Problem requirements
Nothing outside the range is to be copied. From the entries below, reproduce exactly the lines starting at the one with "Convert this chart to matplotlib code." and ending at the one with "ax2.yaxis.set_minor_locator(MultipleLocator(0.5))", without pictures.

Task inputs

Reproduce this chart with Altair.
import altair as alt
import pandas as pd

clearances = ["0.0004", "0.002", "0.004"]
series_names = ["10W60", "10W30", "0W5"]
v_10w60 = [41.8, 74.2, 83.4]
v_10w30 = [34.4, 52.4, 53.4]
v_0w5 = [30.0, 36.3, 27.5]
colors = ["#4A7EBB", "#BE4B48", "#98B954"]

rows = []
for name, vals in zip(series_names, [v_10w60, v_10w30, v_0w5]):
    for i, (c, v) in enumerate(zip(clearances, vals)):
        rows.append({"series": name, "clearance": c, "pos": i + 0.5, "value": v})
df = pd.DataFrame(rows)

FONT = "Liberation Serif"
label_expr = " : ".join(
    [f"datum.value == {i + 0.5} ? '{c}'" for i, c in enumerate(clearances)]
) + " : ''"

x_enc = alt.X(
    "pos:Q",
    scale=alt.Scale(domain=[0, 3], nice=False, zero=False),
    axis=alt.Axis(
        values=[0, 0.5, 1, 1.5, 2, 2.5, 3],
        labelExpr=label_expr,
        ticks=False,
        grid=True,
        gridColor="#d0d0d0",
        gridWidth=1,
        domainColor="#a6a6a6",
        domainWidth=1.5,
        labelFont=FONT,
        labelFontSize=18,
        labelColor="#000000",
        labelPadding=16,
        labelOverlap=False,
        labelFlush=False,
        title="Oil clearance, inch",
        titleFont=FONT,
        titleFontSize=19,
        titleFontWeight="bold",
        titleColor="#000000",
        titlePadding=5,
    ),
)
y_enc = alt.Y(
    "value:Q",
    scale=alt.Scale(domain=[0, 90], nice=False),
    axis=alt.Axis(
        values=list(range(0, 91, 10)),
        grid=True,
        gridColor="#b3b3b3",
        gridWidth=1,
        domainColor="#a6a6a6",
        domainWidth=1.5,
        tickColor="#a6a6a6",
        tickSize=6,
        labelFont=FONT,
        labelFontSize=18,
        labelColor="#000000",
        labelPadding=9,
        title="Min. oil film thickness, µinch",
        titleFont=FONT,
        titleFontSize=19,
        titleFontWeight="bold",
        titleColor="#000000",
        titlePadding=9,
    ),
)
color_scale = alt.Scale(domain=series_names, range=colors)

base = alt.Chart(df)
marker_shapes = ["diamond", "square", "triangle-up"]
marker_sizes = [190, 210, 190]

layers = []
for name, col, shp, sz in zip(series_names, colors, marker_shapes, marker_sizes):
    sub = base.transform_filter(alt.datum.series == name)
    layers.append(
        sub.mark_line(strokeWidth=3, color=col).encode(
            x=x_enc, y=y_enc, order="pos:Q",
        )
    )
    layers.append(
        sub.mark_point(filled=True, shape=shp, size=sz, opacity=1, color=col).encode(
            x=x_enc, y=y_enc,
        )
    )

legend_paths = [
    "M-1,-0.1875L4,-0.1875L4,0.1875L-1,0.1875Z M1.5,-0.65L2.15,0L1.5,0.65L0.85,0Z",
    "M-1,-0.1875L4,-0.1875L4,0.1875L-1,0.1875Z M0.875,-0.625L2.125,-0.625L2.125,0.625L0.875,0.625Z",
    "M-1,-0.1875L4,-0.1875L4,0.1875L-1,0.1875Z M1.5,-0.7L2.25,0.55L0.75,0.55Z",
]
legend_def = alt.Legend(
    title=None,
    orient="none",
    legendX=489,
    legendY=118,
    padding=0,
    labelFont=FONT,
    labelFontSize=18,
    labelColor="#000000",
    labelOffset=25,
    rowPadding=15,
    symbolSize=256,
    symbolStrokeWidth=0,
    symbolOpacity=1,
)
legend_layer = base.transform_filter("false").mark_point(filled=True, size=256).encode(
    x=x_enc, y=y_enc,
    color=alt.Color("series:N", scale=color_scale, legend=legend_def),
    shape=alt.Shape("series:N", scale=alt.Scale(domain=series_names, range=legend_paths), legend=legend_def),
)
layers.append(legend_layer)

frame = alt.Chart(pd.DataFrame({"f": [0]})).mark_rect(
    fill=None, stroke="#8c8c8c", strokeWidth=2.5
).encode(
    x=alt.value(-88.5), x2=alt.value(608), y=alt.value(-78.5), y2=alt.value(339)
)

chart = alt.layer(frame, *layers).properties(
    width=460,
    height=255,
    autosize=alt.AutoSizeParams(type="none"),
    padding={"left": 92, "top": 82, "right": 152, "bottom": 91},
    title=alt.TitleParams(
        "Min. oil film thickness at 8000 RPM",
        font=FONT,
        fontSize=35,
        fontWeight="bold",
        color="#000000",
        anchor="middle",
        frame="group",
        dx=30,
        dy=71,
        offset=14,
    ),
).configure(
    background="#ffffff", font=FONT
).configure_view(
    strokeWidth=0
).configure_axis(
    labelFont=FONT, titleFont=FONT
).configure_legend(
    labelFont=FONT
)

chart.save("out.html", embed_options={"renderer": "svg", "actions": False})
* * *
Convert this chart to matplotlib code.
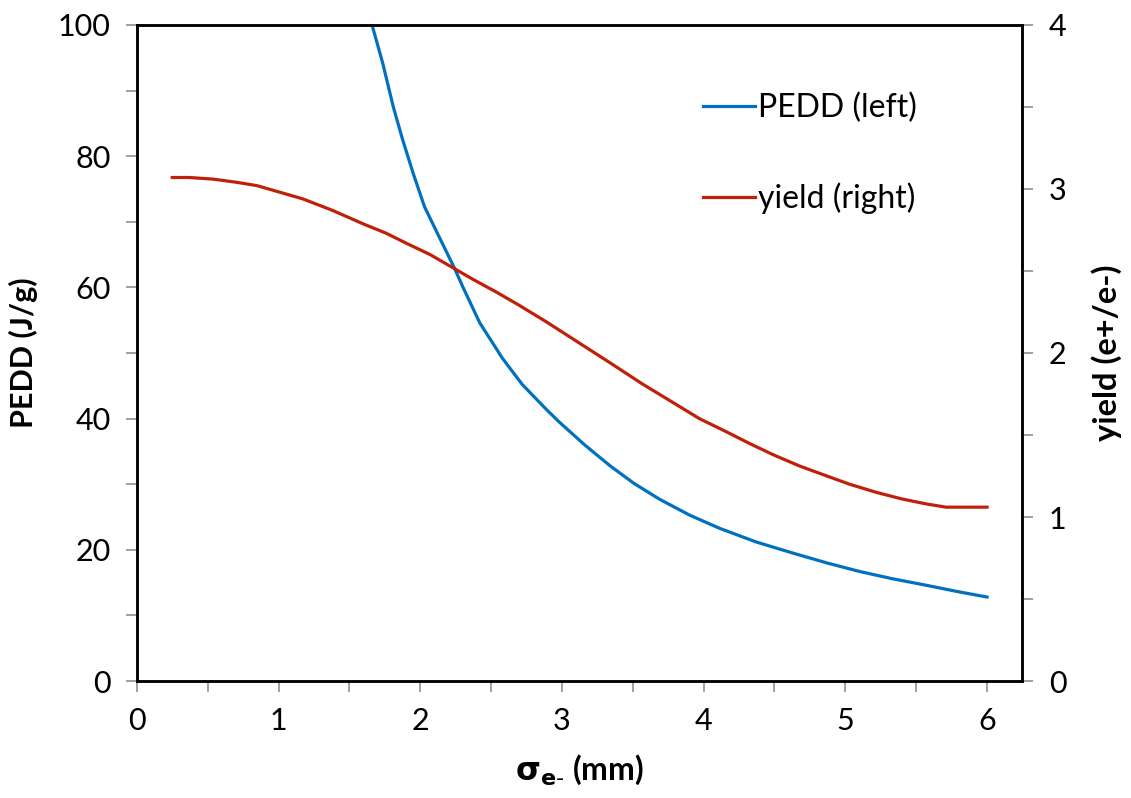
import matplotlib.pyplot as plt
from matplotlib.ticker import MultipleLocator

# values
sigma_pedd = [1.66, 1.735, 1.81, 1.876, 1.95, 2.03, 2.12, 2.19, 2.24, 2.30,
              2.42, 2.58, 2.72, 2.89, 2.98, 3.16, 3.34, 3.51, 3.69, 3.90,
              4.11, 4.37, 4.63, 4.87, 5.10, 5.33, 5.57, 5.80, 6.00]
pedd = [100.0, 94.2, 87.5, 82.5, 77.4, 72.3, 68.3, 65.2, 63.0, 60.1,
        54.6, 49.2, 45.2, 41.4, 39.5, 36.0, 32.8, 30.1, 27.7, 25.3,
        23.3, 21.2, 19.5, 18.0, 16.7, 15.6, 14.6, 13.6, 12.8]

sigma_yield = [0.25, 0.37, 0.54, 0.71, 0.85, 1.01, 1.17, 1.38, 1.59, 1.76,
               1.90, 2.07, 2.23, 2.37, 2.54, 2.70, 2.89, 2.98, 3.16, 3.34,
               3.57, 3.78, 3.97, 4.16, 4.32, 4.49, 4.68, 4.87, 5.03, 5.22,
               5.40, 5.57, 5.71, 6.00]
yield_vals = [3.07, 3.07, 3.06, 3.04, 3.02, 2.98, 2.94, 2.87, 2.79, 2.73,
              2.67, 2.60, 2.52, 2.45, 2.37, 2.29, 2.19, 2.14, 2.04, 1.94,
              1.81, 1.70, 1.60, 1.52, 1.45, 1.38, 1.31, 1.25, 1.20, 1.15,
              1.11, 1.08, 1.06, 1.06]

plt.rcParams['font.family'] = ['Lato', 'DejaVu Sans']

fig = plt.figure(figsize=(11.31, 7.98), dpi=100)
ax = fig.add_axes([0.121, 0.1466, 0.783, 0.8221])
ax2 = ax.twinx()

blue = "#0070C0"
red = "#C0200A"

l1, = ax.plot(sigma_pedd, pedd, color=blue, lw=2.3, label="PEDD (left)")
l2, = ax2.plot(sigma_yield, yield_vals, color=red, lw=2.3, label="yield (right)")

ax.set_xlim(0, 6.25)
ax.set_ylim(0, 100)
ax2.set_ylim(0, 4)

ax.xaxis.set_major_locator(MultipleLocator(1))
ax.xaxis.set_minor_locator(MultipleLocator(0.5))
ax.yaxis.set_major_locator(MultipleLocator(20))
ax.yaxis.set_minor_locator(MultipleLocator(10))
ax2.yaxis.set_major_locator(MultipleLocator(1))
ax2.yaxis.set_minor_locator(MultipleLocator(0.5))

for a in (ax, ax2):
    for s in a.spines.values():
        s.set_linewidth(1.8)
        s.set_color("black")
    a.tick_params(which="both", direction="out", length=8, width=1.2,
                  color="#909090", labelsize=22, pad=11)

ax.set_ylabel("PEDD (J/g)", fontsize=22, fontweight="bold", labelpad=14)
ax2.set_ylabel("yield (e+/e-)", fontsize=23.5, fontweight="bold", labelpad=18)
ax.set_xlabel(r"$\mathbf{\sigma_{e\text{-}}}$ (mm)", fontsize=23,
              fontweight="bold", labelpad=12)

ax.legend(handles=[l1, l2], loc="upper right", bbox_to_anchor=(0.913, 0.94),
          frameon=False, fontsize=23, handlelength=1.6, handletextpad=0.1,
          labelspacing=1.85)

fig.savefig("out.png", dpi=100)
* * *
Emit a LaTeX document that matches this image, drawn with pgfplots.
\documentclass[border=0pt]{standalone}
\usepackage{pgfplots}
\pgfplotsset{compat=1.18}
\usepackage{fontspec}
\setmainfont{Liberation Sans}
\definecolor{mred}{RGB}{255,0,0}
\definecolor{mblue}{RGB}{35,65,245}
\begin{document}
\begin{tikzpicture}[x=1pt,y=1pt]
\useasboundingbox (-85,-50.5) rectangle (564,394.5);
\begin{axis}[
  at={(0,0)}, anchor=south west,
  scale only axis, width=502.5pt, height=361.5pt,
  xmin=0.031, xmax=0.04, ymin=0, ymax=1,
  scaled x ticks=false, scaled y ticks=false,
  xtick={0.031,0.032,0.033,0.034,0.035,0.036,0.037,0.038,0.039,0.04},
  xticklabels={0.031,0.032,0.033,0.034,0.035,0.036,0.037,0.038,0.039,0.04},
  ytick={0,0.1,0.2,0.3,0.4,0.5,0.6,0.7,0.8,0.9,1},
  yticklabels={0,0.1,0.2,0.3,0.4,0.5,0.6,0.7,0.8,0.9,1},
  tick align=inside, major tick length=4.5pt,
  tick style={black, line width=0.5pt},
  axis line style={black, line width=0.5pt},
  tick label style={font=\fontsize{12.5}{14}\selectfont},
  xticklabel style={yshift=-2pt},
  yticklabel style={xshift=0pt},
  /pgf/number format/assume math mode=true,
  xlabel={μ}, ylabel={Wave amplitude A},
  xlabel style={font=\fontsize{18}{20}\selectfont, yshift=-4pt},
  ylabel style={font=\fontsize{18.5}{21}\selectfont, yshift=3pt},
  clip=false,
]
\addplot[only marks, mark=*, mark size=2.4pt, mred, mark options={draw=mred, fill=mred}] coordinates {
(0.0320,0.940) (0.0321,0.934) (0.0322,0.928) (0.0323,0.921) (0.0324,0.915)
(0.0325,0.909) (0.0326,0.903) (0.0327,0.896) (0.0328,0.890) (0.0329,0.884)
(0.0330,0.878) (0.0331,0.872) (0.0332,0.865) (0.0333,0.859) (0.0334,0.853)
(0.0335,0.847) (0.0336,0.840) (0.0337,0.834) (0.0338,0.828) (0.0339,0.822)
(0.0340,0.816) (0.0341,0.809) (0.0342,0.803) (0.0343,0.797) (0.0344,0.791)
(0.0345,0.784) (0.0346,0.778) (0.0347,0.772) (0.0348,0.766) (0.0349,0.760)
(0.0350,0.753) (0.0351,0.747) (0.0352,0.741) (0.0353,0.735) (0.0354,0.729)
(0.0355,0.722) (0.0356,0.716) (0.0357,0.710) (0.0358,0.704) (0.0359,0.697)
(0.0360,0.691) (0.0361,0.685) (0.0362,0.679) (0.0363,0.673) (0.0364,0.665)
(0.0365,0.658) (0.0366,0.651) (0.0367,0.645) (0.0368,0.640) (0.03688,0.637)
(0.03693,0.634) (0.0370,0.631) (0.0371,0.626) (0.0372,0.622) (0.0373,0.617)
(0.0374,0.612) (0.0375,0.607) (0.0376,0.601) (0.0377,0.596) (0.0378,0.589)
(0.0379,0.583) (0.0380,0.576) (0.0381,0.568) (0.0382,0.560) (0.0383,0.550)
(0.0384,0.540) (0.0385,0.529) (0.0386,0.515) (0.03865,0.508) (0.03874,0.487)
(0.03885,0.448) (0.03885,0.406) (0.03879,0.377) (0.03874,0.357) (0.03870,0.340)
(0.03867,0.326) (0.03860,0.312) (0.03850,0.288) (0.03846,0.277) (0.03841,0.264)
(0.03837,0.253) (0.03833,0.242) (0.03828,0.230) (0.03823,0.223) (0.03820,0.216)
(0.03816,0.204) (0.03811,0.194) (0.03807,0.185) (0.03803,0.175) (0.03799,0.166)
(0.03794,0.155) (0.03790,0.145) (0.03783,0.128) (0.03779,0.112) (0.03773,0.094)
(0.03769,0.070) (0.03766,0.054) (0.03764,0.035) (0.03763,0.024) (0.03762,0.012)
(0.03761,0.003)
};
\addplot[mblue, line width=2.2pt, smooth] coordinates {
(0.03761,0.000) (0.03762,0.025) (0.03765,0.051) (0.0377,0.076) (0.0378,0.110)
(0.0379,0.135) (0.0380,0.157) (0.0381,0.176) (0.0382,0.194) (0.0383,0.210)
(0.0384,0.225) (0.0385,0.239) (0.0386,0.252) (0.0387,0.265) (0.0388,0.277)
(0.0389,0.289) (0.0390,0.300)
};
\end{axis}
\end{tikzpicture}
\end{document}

Expected answer
Convert this chart to matplotlib code.
import matplotlib.pyplot as plt
from matplotlib.ticker import MultipleLocator

# values
sigma_pedd = [1.66, 1.735, 1.81, 1.876, 1.95, 2.03, 2.12, 2.19, 2.24, 2.30,
              2.42, 2.58, 2.72, 2.89, 2.98, 3.16, 3.34, 3.51, 3.69, 3.90,
              4.11, 4.37, 4.63, 4.87, 5.10, 5.33, 5.57, 5.80, 6.00]
pedd = [100.0, 94.2, 87.5, 82.5, 77.4, 72.3, 68.3, 65.2, 63.0, 60.1,
        54.6, 49.2, 45.2, 41.4, 39.5, 36.0, 32.8, 30.1, 27.7, 25.3,
        23.3, 21.2, 19.5, 18.0, 16.7, 15.6, 14.6, 13.6, 12.8]

sigma_yield = [0.25, 0.37, 0.54, 0.71, 0.85, 1.01, 1.17, 1.38, 1.59, 1.76,
               1.90, 2.07, 2.23, 2.37, 2.54, 2.70, 2.89, 2.98, 3.16, 3.34,
               3.57, 3.78, 3.97, 4.16, 4.32, 4.49, 4.68, 4.87, 5.03, 5.22,
               5.40, 5.57, 5.71, 6.00]
yield_vals = [3.07, 3.07, 3.06, 3.04, 3.02, 2.98, 2.94, 2.87, 2.79, 2.73,
              2.67, 2.60, 2.52, 2.45, 2.37, 2.29, 2.19, 2.14, 2.04, 1.94,
              1.81, 1.70, 1.60, 1.52, 1.45, 1.38, 1.31, 1.25, 1.20, 1.15,
              1.11, 1.08, 1.06, 1.06]

plt.rcParams['font.family'] = ['Lato', 'DejaVu Sans']

fig = plt.figure(figsize=(11.31, 7.98), dpi=100)
ax = fig.add_axes([0.121, 0.1466, 0.783, 0.8221])
ax2 = ax.twinx()

blue = "#0070C0"
red = "#C0200A"

l1, = ax.plot(sigma_pedd, pedd, color=blue, lw=2.3, label="PEDD (left)")
l2, = ax2.plot(sigma_yield, yield_vals, color=red, lw=2.3, label="yield (right)")

ax.set_xlim(0, 6.25)
ax.set_ylim(0, 100)
ax2.set_ylim(0, 4)

ax.xaxis.set_major_locator(MultipleLocator(1))
ax.xaxis.set_minor_locator(MultipleLocator(0.5))
ax.yaxis.set_major_locator(MultipleLocator(20))
ax.yaxis.set_minor_locator(MultipleLocator(10))
ax2.yaxis.set_major_locator(MultipleLocator(1))
ax2.yaxis.set_minor_locator(MultipleLocator(0.5))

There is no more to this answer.